■ Directions for this task:
Copy out the material below in full, but not its images.

■ Given data:
★ ★ ★ ★ ★

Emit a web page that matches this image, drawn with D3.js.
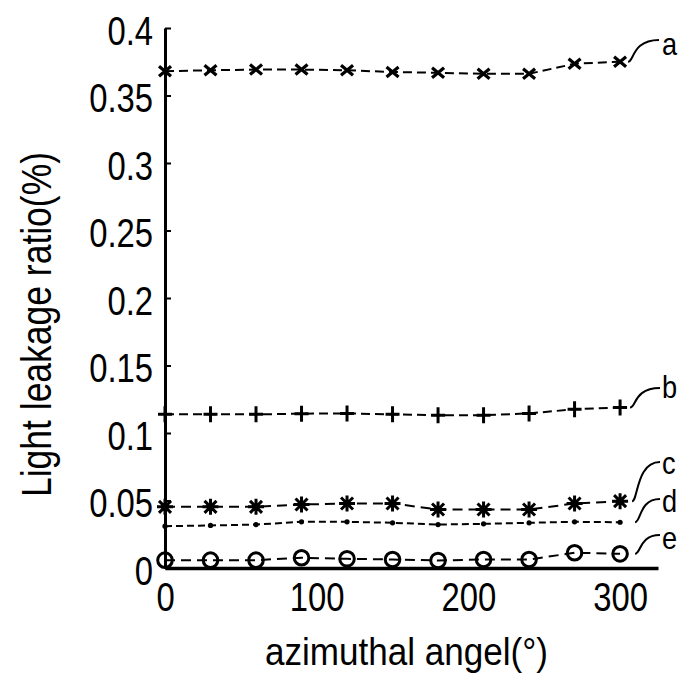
<!DOCTYPE html>
<html><head><meta charset="utf-8">
<script src="https://cdn.jsdelivr.net/npm/d3@7"></script>
<style>
html,body{margin:0;padding:0;background:#fff;}
svg text{font-family:"Liberation Sans",Arial,sans-serif;fill:#000;}
</style></head>
<body><svg id="c" width="683" height="681"></svg>
<script>
// ---- data ----
const angles = [0, 30, 60, 90, 120, 150, 180, 210, 240, 270, 300];
const seriesA = [0.368, 0.3687, 0.3692, 0.3692, 0.3687, 0.3674, 0.3668, 0.3661, 0.3661, 0.3735, 0.375];
const seriesB = [0.1138, 0.1138, 0.1138, 0.1143, 0.1145, 0.1138, 0.1132, 0.1132, 0.1145, 0.1176, 0.1189];
const seriesC = [0.0453, 0.0453, 0.0453, 0.047, 0.0478, 0.0478, 0.0433, 0.0433, 0.0433, 0.0478, 0.0495];
const seriesD = [0.031, 0.0315, 0.0322, 0.0342, 0.0342, 0.0335, 0.0322, 0.0327, 0.0335, 0.0342, 0.0339];
const seriesE = [0.0058, 0.0058, 0.0058, 0.0076, 0.0068, 0.0063, 0.0056, 0.0063, 0.0063, 0.0113, 0.0105];
const seriesNames = ["a", "b", "c", "d", "e"];
const xTicks = [0, 100, 200, 300];
const yTicks = [0, 0.05, 0.1, 0.15, 0.2, 0.25, 0.3, 0.35, 0.4];
const yTickLabels = ["0", "0.05", "0.1", "0.15", "0.2", "0.25", "0.3", "0.35", "0.4"];
const xTitle = "azimuthal angel(°)";
const yTitle = "Light leakage ratio(%)";

const svg = d3.select("#c");
const x = d3.scaleLinear().domain([0, 325]).range([165, 658]);
const y = d3.scaleLinear().domain([0, 0.4]).range([568, 28]);

function condense(sel, f) {
  sel.each(function () {
    const w = this.getComputedTextLength();
    d3.select(this).attr("textLength", w * f).attr("lengthAdjust", "spacingAndGlyphs");
  });
}

// y axis
const yAxis = d3.axisLeft(y).tickValues(yTicks)
  .tickFormat((d, i) => yTickLabels[i]).tickSize(-6).tickSizeOuter(0).tickPadding(12);
const gy = svg.append("g").attr("transform", `translate(${x(0)},0)`).call(yAxis);
gy.select(".domain").attr("stroke", "#000").attr("stroke-width", 3);
gy.selectAll(".tick line").attr("stroke", "#000").attr("stroke-width", 2);
gy.selectAll(".tick text").attr("font-size", 40).attr("dy", "0.4em")
  .style("font-family", '"Liberation Sans",Arial,sans-serif');
condense(gy.selectAll(".tick text"), 0.82);

// x axis
const xAxis = d3.axisBottom(x).tickValues(xTicks).tickFormat(d3.format("d"))
  .tickSize(0).tickSizeOuter(0).tickPadding(15);
const gx = svg.append("g").attr("transform", `translate(0,${y(0)})`).call(xAxis);
gx.select(".domain").attr("stroke", "#000").attr("stroke-width", 3.5);
gx.selectAll(".tick text").attr("font-size", 40)
  .style("font-family", '"Liberation Sans",Arial,sans-serif');
condense(gx.selectAll(".tick text"), 0.82);

// titles
svg.append("text").attr("x", 265).attr("y", 665).attr("font-size", 38)
  .attr("textLength", 283).attr("lengthAdjust", "spacingAndGlyphs").text(xTitle);
svg.append("text").attr("transform", "translate(51,497) rotate(-90)")
  .attr("font-size", 42).attr("textLength", 345).attr("lengthAdjust", "spacingAndGlyphs").text(yTitle);

// series
const allSeries = [seriesA, seriesB, seriesC, seriesD, seriesE];
const dashes = ["9,5", "9,5", "10,6", "7,4", "10,6"];
const line = d3.line().x((d, i) => x(angles[i])).y(d => y(d));
const plot = svg.append("g");
allSeries.forEach((s, k) => {
  plot.append("path").attr("d", line(s)).attr("fill", "none").attr("stroke", "#000")
    .attr("stroke-width", 2).attr("stroke-dasharray", dashes[k]);
});

function marker(g, k) {
  const p = (d, w) => g.append("path").attr("d", d).attr("stroke", "#000")
    .attr("stroke-width", w).attr("fill", "none");
  if (k === 0) { p("M-6,-5L6,5M-6,5L6,-5", 3.2); }
  else if (k === 1) { p("M-7,0L7,0M0,-8L0,8", 3); }
  else if (k === 2) { p("M-8,0L8,0M0,-8L0,8M-6,-6L6,6M-6,6L6,-6", 3); }
  else if (k === 3) { g.append("circle").attr("r", 2.6).attr("fill", "#000"); }
  else { g.append("circle").attr("r", 7.3).attr("fill", "none").attr("stroke", "#000").attr("stroke-width", 3); }
}
allSeries.forEach((s, k) => {
  s.forEach((v, i) => {
    const g = plot.append("g").attr("transform", `translate(${x(angles[i])},${y(v)})`);
    marker(g, k);
  });
});

// leader lines + labels (layout: start offset, end point, label position)
const leaderLayout = [
  {dx: 8, ex: 659, ey: 40, ly: 44},
  {dx: 10, ex: 660, ey: 388, ly: 387},
  {dx: 12, ex: 660, ey: 462, ly: 463},
  {dx: 15, ex: 660, ey: 499, ly: 501},
  {dx: 15, ex: 660, ey: 535, ly: 538}
];
allSeries.forEach((s, k) => {
  const L = leaderLayout[k];
  const sx = x(angles[angles.length - 1]) + L.dx, sy = y(s[s.length - 1]);
  const mx = sx + 6;
  plot.append("path")
    .attr("d", `M${sx},${sy} C${mx},${sy} ${mx - 2},${L.ey} ${L.ex},${L.ey}`)
    .attr("fill", "none").attr("stroke", "#000").attr("stroke-width", 2);
  const t = svg.append("text").attr("x", 662).attr("y", L.ly).attr("dy", "0.35em")
    .attr("font-size", 32).text(seriesNames[k]);
  condense(t, 0.85);
});
</script></body></html>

★ ★ ★ ★ ★

■ Task response:
Emit a web page that matches this image, drawn with D3.js.
<!DOCTYPE html>
<html><head><meta charset="utf-8">
<script src="https://cdn.jsdelivr.net/npm/d3@7"></script>
<style>
html,body{margin:0;padding:0;background:#fff;}
svg text{font-family:"Liberation Sans",Arial,sans-serif;fill:#000;}
</style></head>
<body><svg id="c" width="683" height="681"></svg>
<script>
// ---- data ----
const angles = [0, 30, 60, 90, 120, 150, 180, 210, 240, 270, 300];
const seriesA = [0.368, 0.3687, 0.3692, 0.3692, 0.3687, 0.3674, 0.3668, 0.3661, 0.3661, 0.3735, 0.375];
const seriesB = [0.1138, 0.1138, 0.1138, 0.1143, 0.1145, 0.1138, 0.1132, 0.1132, 0.1145, 0.1176, 0.1189];
const seriesC = [0.0453, 0.0453, 0.0453, 0.047, 0.0478, 0.0478, 0.0433, 0.0433, 0.0433, 0.0478, 0.0495];
const seriesD = [0.031, 0.0315, 0.0322, 0.0342, 0.0342, 0.0335, 0.0322, 0.0327, 0.0335, 0.0342, 0.0339];
const seriesE = [0.0058, 0.0058, 0.0058, 0.0076, 0.0068, 0.0063, 0.0056, 0.0063, 0.0063, 0.0113, 0.0105];
const seriesNames = ["a", "b", "c", "d", "e"];
const xTicks = [0, 100, 200, 300];
const yTicks = [0, 0.05, 0.1, 0.15, 0.2, 0.25, 0.3, 0.35, 0.4];
const yTickLabels = ["0", "0.05", "0.1", "0.15", "0.2", "0.25", "0.3", "0.35", "0.4"];
const xTitle = "azimuthal angel(°)";
const yTitle = "Light leakage ratio(%)";

const svg = d3.select("#c");
const x = d3.scaleLinear().domain([0, 325]).range([165, 658]);
const y = d3.scaleLinear().domain([0, 0.4]).range([568, 28]);

function condense(sel, f) {
  sel.each(function () {
    const w = this.getComputedTextLength();
    d3.select(this).attr("textLength", w * f).attr("lengthAdjust", "spacingAndGlyphs");
  });
}

// y axis
const yAxis = d3.axisLeft(y).tickValues(yTicks)
  .tickFormat((d, i) => yTickLabels[i]).tickSize(-6).tickSizeOuter(0).tickPadding(12);
const gy = svg.append("g").attr("transform", `translate(${x(0)},0)`).call(yAxis);
gy.select(".domain").attr("stroke", "#000").attr("stroke-width", 3);
gy.selectAll(".tick line").attr("stroke", "#000").attr("stroke-width", 2);
gy.selectAll(".tick text").attr("font-size", 40).attr("dy", "0.4em")
  .style("font-family", '"Liberation Sans",Arial,sans-serif');
condense(gy.selectAll(".tick text"), 0.82);

// x axis
const xAxis = d3.axisBottom(x).tickValues(xTicks).tickFormat(d3.format("d"))
  .tickSize(0).tickSizeOuter(0).tickPadding(15);
const gx = svg.append("g").attr("transform", `translate(0,${y(0)})`).call(xAxis);
gx.select(".domain").attr("stroke", "#000").attr("stroke-width", 3.5);
gx.selectAll(".tick text").attr("font-size", 40)
  .style("font-family", '"Liberation Sans",Arial,sans-serif');
condense(gx.selectAll(".tick text"), 0.82);

// titles
svg.append("text").attr("x", 265).attr("y", 665).attr("font-size", 38)
  .attr("textLength", 283).attr("lengthAdjust", "spacingAndGlyphs").text(xTitle);
svg.append("text").attr("transform", "translate(51,497) rotate(-90)")
  .attr("font-size", 42).attr("textLength", 345).attr("lengthAdjust", "spacingAndGlyphs").text(yTitle);

// series
const allSeries = [seriesA, seriesB, seriesC, seriesD, seriesE];
const dashes = ["9,5", "9,5", "10,6", "7,4", "10,6"];
const line = d3.line().x((d, i) => x(angles[i])).y(d => y(d));
const plot = svg.append("g");
allSeries.forEach((s, k) => {
  plot.append("path").attr("d", line(s)).attr("fill", "none").attr("stroke", "#000")
    .attr("stroke-width", 2).attr("stroke-dasharray", dashes[k]);
});

function marker(g, k) {
  const p = (d, w) => g.append("path").attr("d", d).attr("stroke", "#000")
    .attr("stroke-width", w).attr("fill", "none");
  if (k === 0) { p("M-6,-5L6,5M-6,5L6,-5", 3.2); }
  else if (k === 1) { p("M-7,0L7,0M0,-8L0,8", 3); }
  else if (k === 2) { p("M-8,0L8,0M0,-8L0,8M-6,-6L6,6M-6,6L6,-6", 3); }
  else if (k === 3) { g.append("circle").attr("r", 2.6).attr("fill", "#000"); }
  else { g.append("circle").attr("r", 7.3).attr("fill", "none").attr("stroke", "#000").attr("stroke-width", 3); }
}
allSeries.forEach((s, k) => {
  s.forEach((v, i) => {
    const g = plot.append("g").attr("transform", `translate(${x(angles[i])},${y(v)})`);
    marker(g, k);
  });
});

// leader lines + labels (layout: start offset, end point, label position)
const leaderLayout = [
  {dx: 8, ex: 659, ey: 40, ly: 44},
  {dx: 10, ex: 660, ey: 388, ly: 387},
  {dx: 12, ex: 660, ey: 462, ly: 463},
  {dx: 15, ex: 660, ey: 499, ly: 501},
  {dx: 15, ex: 660, ey: 535, ly: 538}
];
allSeries.forEach((s, k) => {
  const L = leaderLayout[k];
  const sx = x(angles[angles.length - 1]) + L.dx, sy = y(s[s.length - 1]);
  const mx = sx + 6;
  plot.append("path")
    .attr("d", `M${sx},${sy} C${mx},${sy} ${mx - 2},${L.ey} ${L.ex},${L.ey}`)
    .attr("fill", "none").attr("stroke", "#000").attr("stroke-width", 2);
  const t = svg.append("text").attr("x", 662).attr("y", L.ly).attr("dy", "0.35em")
    .attr("font-size", 32).text(seriesNames[k]);
  condense(t, 0.85);
});
</script></body></html>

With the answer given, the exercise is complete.